I hope that the Minister will give two assurances. First, I hope that he will address the concerns that were put eloquently by the Chair of the Select Committee, my hon. Friend the Member for Thirsk and Malton, and my concerns about whether such legislation would deliver what we want it to deliver. The second assurance is perhaps an impossible one for him to give, but I will ask him to give it anyway. I hope that he will give an assurance that the Government are as determined as they were when they put together the water White Paper—a document that was roundly welcomed by Members in all parts of the House, the industry, NGOs and every stakeholder I can think of—that abstraction reform will be followed up by his party and mine, and hopefully by other parties, and that it will race through the House in the early years of the next Parliament so that we can see meaningful abstraction reform that addresses the problems that blight so many rivers. This is not just an environmental problem; more fundamentally to many of our constituents, it is an economic one. Not only do we rely on rivers and aquifers for aesthetic reasons and leisure activities; they are fundamental to our economy. That is why it is so important that we get abstraction reform right. I hope that the Minister will give us those assurances this evening.
I will be extremely brief and confine my remarks to Flood Re. With all due respect to the hon. Member for Newbury (Richard Benyon), if this is the best that three and a half years of intense negotiations can produce, I am not sure that congratulations are in order. As I understand it, the scheme will cover only a fraction of the 6 million homes that are deemed to be at flood risk.
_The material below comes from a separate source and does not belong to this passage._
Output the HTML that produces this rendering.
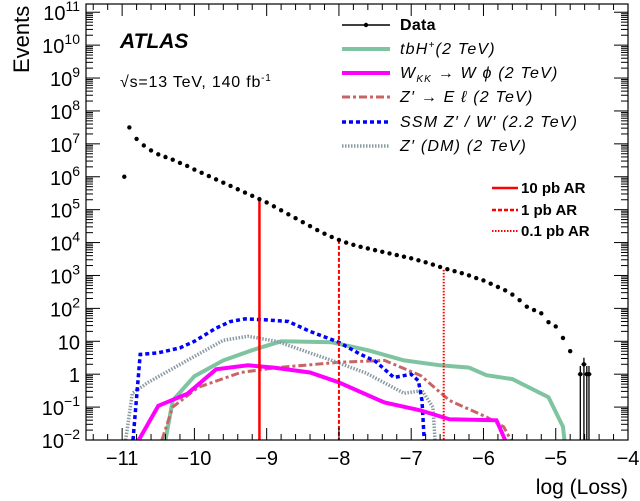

I want to ask the Minister three questions. First, if it is true that there is a 60% chance that the scheme will fall into deficit, and if, as Professor Diacon, who was asked to review it, said, it relies on luck in the first place, what are the contingency plans if the scheme falls apart? Secondly, what will be the trigger for the Government to intervene on the insurance companies if insurance premiums for everyone else, who will not be covered by the scheme, continue to rise to such a point that they cannot afford them?